La vida. La puta vida. No me perdono el haberla vivido de esa manera, el tener tantas heridas, la mayoría en silencio, que acabas viendo Matrix. Te sientes solo, incomprendido, derrotado, embrutecido. La realidad te hace gritar a los demás, ciegos en un mundo de cuentos sin sentido, sombrajos que la vida derribará con el soplido del lobo. Y tú, resignado a la cornada, incapaz de detenerla, mudo para el resto del mundo, un hijo de Frankenstein que sueña con recoger flores.

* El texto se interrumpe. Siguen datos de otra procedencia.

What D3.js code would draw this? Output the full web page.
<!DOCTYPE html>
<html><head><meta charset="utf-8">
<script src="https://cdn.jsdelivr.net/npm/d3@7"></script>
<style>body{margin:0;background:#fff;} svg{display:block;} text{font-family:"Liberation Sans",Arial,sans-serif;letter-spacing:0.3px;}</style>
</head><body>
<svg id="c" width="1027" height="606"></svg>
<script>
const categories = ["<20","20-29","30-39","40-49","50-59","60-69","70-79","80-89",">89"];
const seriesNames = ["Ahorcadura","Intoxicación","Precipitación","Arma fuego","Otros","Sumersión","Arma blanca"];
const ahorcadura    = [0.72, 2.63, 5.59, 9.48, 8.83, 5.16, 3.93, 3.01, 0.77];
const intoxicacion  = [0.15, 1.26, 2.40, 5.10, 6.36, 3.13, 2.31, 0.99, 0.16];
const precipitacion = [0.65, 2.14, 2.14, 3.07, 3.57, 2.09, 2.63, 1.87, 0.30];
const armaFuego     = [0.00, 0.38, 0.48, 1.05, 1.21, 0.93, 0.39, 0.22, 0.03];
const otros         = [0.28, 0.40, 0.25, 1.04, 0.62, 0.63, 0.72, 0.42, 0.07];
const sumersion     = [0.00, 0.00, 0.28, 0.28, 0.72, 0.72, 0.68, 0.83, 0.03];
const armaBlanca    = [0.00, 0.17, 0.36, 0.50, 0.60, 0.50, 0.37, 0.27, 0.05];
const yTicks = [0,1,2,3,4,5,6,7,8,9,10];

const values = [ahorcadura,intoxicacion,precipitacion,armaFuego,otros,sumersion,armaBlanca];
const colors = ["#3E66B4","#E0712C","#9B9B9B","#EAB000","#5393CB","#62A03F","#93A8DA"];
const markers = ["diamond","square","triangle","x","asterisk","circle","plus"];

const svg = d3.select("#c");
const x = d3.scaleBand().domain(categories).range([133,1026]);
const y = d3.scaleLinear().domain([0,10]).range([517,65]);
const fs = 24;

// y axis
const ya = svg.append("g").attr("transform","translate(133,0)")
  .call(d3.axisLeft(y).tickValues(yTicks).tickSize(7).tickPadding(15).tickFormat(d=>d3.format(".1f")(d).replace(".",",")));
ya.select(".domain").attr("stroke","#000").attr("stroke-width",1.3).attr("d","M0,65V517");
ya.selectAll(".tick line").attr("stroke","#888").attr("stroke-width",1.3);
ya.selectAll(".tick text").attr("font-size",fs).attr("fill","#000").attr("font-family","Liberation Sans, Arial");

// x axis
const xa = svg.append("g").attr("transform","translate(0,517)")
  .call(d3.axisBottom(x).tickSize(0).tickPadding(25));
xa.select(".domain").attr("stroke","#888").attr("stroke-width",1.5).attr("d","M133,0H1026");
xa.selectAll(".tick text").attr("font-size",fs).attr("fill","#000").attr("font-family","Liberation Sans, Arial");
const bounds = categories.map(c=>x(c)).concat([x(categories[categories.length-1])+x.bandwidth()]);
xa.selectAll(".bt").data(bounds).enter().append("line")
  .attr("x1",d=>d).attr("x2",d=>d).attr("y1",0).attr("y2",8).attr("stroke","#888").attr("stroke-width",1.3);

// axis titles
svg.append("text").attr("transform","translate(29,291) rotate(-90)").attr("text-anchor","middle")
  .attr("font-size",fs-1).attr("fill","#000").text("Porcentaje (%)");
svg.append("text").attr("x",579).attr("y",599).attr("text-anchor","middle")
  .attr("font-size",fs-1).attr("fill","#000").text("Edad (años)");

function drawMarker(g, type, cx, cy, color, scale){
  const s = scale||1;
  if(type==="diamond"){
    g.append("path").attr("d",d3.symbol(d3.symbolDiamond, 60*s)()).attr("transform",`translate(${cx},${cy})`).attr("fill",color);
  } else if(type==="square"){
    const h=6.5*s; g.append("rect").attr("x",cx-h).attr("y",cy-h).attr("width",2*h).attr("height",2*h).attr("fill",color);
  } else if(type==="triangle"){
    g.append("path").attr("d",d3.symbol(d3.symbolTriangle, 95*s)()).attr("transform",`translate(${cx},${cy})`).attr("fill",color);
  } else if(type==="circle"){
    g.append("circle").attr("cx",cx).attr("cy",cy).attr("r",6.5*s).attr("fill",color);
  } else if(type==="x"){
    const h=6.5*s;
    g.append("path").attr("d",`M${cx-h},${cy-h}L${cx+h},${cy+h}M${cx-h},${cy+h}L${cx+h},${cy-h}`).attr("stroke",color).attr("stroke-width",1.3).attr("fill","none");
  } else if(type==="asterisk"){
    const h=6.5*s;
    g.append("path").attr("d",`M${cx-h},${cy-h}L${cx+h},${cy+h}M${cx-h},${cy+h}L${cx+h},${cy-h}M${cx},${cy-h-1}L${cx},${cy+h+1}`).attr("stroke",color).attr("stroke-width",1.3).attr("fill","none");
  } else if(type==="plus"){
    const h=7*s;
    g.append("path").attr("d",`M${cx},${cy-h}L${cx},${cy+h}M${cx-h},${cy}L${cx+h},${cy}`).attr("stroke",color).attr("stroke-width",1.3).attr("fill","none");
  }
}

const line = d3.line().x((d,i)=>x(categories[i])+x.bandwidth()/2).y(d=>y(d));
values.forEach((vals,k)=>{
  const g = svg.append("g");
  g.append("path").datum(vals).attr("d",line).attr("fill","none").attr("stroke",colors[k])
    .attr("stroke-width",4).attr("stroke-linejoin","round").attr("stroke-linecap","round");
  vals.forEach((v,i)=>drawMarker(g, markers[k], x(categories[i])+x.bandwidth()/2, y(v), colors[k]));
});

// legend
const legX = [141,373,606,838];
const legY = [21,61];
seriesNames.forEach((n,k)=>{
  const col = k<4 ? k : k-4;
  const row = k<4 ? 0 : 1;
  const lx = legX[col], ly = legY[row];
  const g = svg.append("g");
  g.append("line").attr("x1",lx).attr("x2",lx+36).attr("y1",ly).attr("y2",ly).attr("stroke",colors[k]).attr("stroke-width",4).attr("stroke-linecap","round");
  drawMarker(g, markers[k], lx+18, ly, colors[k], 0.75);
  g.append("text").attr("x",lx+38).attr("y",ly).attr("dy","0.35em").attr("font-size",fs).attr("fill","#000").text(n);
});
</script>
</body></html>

No son buenos momentos. No es momento de mojar la pólvora, pero ya he hincado una rodilla en tierra. Te resignas a morir, a renunciar a la gloria, a admitir que tenías razón, que nunca te equivocas.

Es mi maldición: nunca me equivoco. Hasta cuando sueño que todo va a ir bien, sé con total certeza qué está ocurriendo, qué aciago destino tenemos escrito en nuestras vidas. Nos alcanzó la mala suerte y, pese a ello, no me arrepiento. Porque fue el color del trigo, porque justo antes de amanecer todo fue perfecto, y creí de corazón que podía ser.

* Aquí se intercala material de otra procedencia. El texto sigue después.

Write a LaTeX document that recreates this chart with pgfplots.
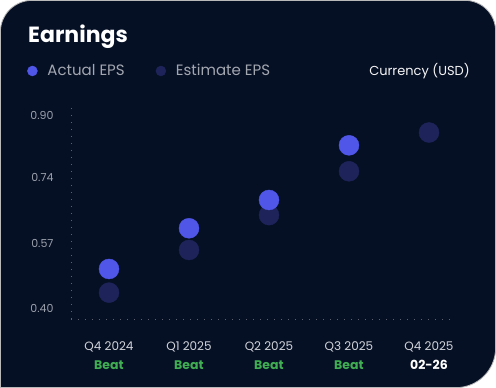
\documentclass[border=0pt]{standalone}
\usepackage{pgfplots}
\pgfplotsset{compat=1.18}
\usepackage{fontspec}
\setmainfont{Poppins}
\definecolor{bg}{HTML}{061025}
\definecolor{actual}{HTML}{4F56E8}
\definecolor{estim}{HTML}{1E2459}
\definecolor{tickgray}{HTML}{9BA1AC}
\definecolor{xlab}{HTML}{D2D5DA}
\definecolor{beat}{HTML}{3FAE52}
\definecolor{gridc}{HTML}{5C6272}
\definecolor{legtext}{HTML}{A3A7B0}
\begin{document}
\begin{tikzpicture}
\useasboundingbox (0pt,0pt) rectangle (496pt,-388pt);
\fill[white] (0pt,0pt) rectangle (496pt,-388pt);
\filldraw[fill=bg, draw=gray!55, line width=0.8pt]
  (0.4pt,-387.6pt) -- (0.4pt,-32pt) arc[start angle=180,end angle=90,radius=31.6pt]
  -- (465pt,-0.4pt) arc[start angle=90,end angle=0,radius=30.6pt]
  -- (495.6pt,-348pt) arc[start angle=0,end angle=-90,radius=39.6pt] -- cycle;
\node[anchor=base west, text=white, font=\fontsize{22}{26}\selectfont\bfseries, inner sep=0pt] at (28pt,-42pt) {Earnings};
\node[anchor=base east, text=white!92!gray, font=\fontsize{13}{15}\selectfont, inner sep=0pt] at (470pt,-75pt) {Currency (USD)};
\begin{axis}[
  at={(71pt,-319pt)}, anchor=south west,
  scale only axis, width=384pt, height=214pt,
  xmin=-0.475, xmax=4.325, ymin=0.374, ymax=0.926,
  clip=false,
  axis x line*=bottom, axis y line*=left,
  axis line style={gridc, line width=0.8pt, dash pattern=on 0.9pt off 6.1pt, -},
  major tick length=0pt,
  xtick={0,1,2,3,4},
  xticklabels={
    {Q4 2024\\{\fontsize{12.5}{14}\selectfont\bfseries\color{beat}Beat}},
    {Q1 2025\\{\fontsize{12.5}{14}\selectfont\bfseries\color{beat}Beat}},
    {Q2 2025\\{\fontsize{12.5}{14}\selectfont\bfseries\color{beat}Beat}},
    {Q3 2025\\{\fontsize{12.5}{14}\selectfont\bfseries\color{beat}Beat}},
    {Q4 2025\\{\fontsize{12.5}{14}\selectfont\bfseries\color{white}02-26}}},
  x tick label style={align=center, text=xlab, font=\fontsize{12}{19}\selectfont, yshift=-19pt},
  ytick={0.40,0.57,0.74,0.90},
  yticklabels={0.40,0.57,0.74,0.90},
  y tick label style={text=tickgray, font=\fontsize{11}{13}\selectfont, xshift=-14pt},
  legend columns=2,
  legend style={at={(axis description cs:-0.1146,1.159)}, anchor=west, draw=none, fill=none,
    text=legtext, font=\fontsize{15}{17}\selectfont, inner sep=0pt,
    /tikz/every even column/.append style={column sep=29pt}},
  legend image code/.code={\fill (0pt,0pt) circle (5pt); \path[draw=none,fill=none] (-5pt,-1pt) rectangle (13pt,1pt);},
]
\addlegendimage{only marks, mark=*, color=actual}
\addlegendentry{Actual EPS}
\addlegendimage{only marks, mark=*, color=estim}
\addlegendentry{Estimate EPS}
\addplot[forget plot, only marks, mark=*, mark size=10pt, color=estim] coordinates {
  (0,0.442) (1,0.552) (2,0.642) (3,0.755) (4,0.855)};
\addplot[forget plot, only marks, mark=*, mark size=10pt, color=actual] coordinates {
  (0,0.503) (1,0.608) (2,0.681) (3,0.822)};
\end{axis}
\end{tikzpicture}
\end{document}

Sí. Es muy duro no equivocarse nunca.

O estoy equivocado. Casi seguro que lo estoy. Quizá debí haber pensado menos, quizá… quizá… No sé qué decir en estos momentos. Llorando por lo que debió haber sido.

No diré, Andrés Suárez

La última vida de un gato

De haberlo sabido, Quique González

Es lo que tiene la vida: siempre te enseña algo. Sabía, esta vez, que las heridas serían mortales. Pese a ello, salimos al encuentro de la muerte. Era lo que se debía hacer.

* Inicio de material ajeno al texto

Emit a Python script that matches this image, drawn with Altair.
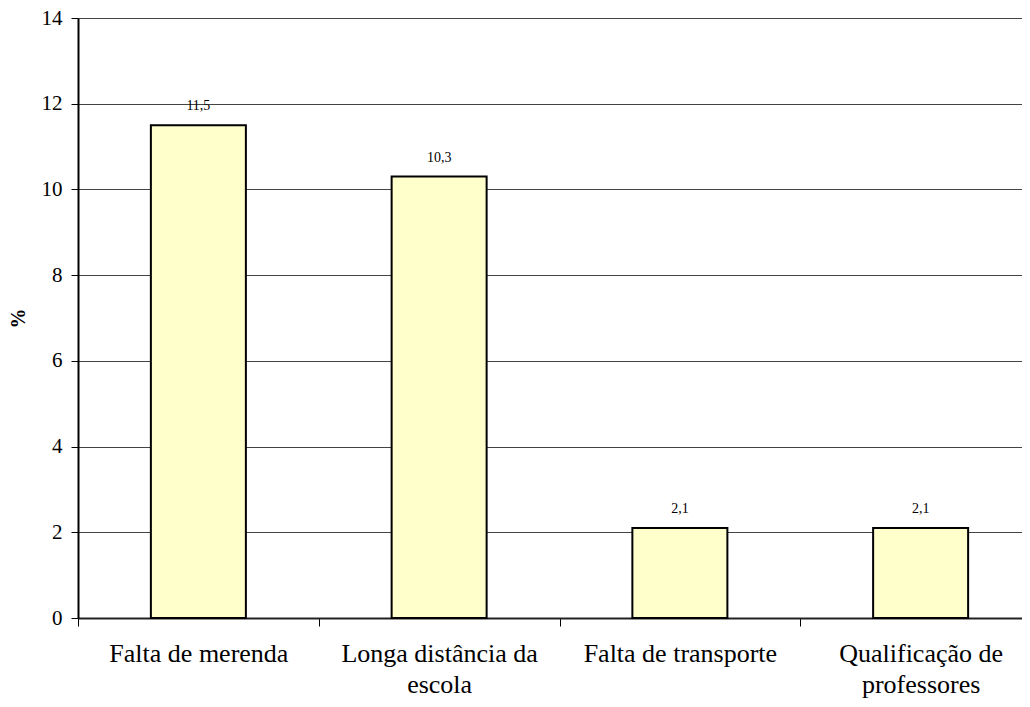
import json
import altair as alt
import pandas as pd

categories = ["Falta de merenda", "Longa distância da escola", "Falta de transporte", "Qualificação de professores"]
label_lines = [["Falta de merenda"], ["Longa distância da", "escola"], ["Falta de transporte"], ["Qualificação de", "professores"]]
values = [11.5, 10.3, 2.1, 2.1]
y_ticks = [0, 2, 4, 6, 8, 10, 12, 14]

df = pd.DataFrame({"cat": categories, "v": values})

expr = "datum.label"
for c, lines in zip(categories, label_lines):
    expr = f"datum.label == {json.dumps(c, ensure_ascii=False)} ? {json.dumps(lines, ensure_ascii=False)} : ({expr})"

FONT = "Liberation Serif"

x = alt.X("cat:N", sort=None, title=None,
          scale=alt.Scale(range=[0, 963], paddingInner=0, paddingOuter=0),
          axis=alt.Axis(labelAngle=0, labelFont=FONT, labelFontSize=26, labelColor="black",
                        labelExpr=expr, labelLineHeight=31, labelPadding=14,
                        tickBand="extent", tickSize=8, tickColor="black", tickWidth=1,
                        domainColor="#222", domainWidth=2, grid=False, labelLimit=400))
y = alt.Y("v:Q", title="%",
          scale=alt.Scale(domain=[0, 14], nice=False),
          axis=alt.Axis(values=y_ticks, labelFont=FONT, labelFontSize=21, labelColor="black",
                        tickSize=7, tickColor="black", labelPadding=9,
                        domainColor="black", domainWidth=2,
                        grid=True, gridColor="#444", gridWidth=1,
                        titleFont=FONT, titleFontSize=20, titleFontWeight="bold", titleColor="black",
                        titleAngle=270, titleX=-60, titleY=300, titleAlign="center", titleBaseline="middle"))

base = alt.Chart(df)
bars = base.mark_bar(size=95, color="#FFFFCC", stroke="black", strokeWidth=2).encode(x=x, y=y)
text = base.transform_calculate(
    lab="replace(format(datum.v, '.1f'), '.', ',')"
).mark_text(font=FONT, fontSize=14, color="black", baseline="alphabetic", dy=-15).encode(
    x=alt.X("cat:N", sort=None), y="v:Q", text="lab:N")

chart = (bars + text).properties(
    width=944, height=600,
    autosize=alt.AutoSizeParams(type="none"),
    padding={"left": 70, "top": 10, "right": 0, "bottom": 81},
).configure(font=FONT).configure_axis(labelFont=FONT, titleFont=FONT).configure_view(stroke=None)

chart.save("out.html", embed_options={"renderer": "svg", "actions": False})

Ahora queda la más absoluta destrucción, la sensación de tener que recoger los escombros de lo más bello, la certeza de que hemos disparado nuestra última bala, de que hemos vivido la última vida de este gato, hipotecado hasta los bigotes. Ahora ya no queda nada, absolutamente nada. Ni siquiera la esperanza se quiso quedar a tomar la del estribo conmigo. Estaba escrito.

Dije que nunca me equivoco, y puede que sea así, pero me equivoqué. Me equivoqué tanto que sigue doliendo, pero me equivocaría otra vez. Volvería a saltar al vacío, haría todo diferente, con la certeza de que el resultado sería el mismo porque la pena siempre estuvo ahí. Me equivoqué tanto que duele, aunque duele no saber qué hacer para verte sobre mi cama, para que traigas la paz. No tengo forma de saberlo.

He muerto y he resucitado

Pero a tu lado, Los secretos

Sigo sin saber qué hacer. Sigo sin saber dónde está la solución, al menos de corazón.

Toca ahora, pues, coger el manual para hundimientos generalizados, y aplicar las ordenanzas a rajatabla. Empuñar el arado o la espada, seguir soportando el mundo y esperar que dé, de nuevo, una vuelta completa, y todo vuelva a alinearse, tu corazón y el mío, si es que todavía sigue vivo.

Aprender de los errores. Algo que nunca consigo, nunca consigo hacer lo que dice el manual y me dejo llevar por el instinto. Una tras otra, las embestidas de la vida, inadvertidas, deletéreas, diezmaron nuestras tropas, barrieron las cubiertas, dejaron al triste gigante de hierro desnudo otra vez. Sólo una persona lo vio venir. Lo siento. Parece ser que ése fue siempre el error. No valorarse lo suficiente hace que los demás vean una imagen en el espejo de ti que nunca existió, que acabó matándote.

Hay caminos que deben recorrerse para morir en ellos. Porque valen la pena, porque sólo se vive si mueres un poco todos los días, si te entregas en cuerpo y alma a las balas y al dolor.

Se me han acabado las fuerzas hoy. Mañana será otro día.

Volver a ser un niño, Txetxu Altube

Epílogo

Ser el que era, Luis Ramiro

Volvemos a arrancar este blog, esta bitácora, este vómito del alma. Volvemos a tratar de ser lo que somos:

A pesar de que mucho se ha perdido, queda mucho; y, a pesar de que no tenemos ahora el vigor que antaño movía la tierra y los cielos, lo que somos, somos: un espíritu ecuánime de corazones heroicos, debilitados por el tiempo y el destino, pero con una voluntad decidida a combatir, buscar, encontrar y no ceder.

Ulyses, de Tennison

No renuncio a encontrarte, no renuncio a ser el que era, no renuncio a mostrarme como soy y a buscar la paz a tu lado, si tú quieres. Mientras tanto, soñaré con la paz. Hasta mañana.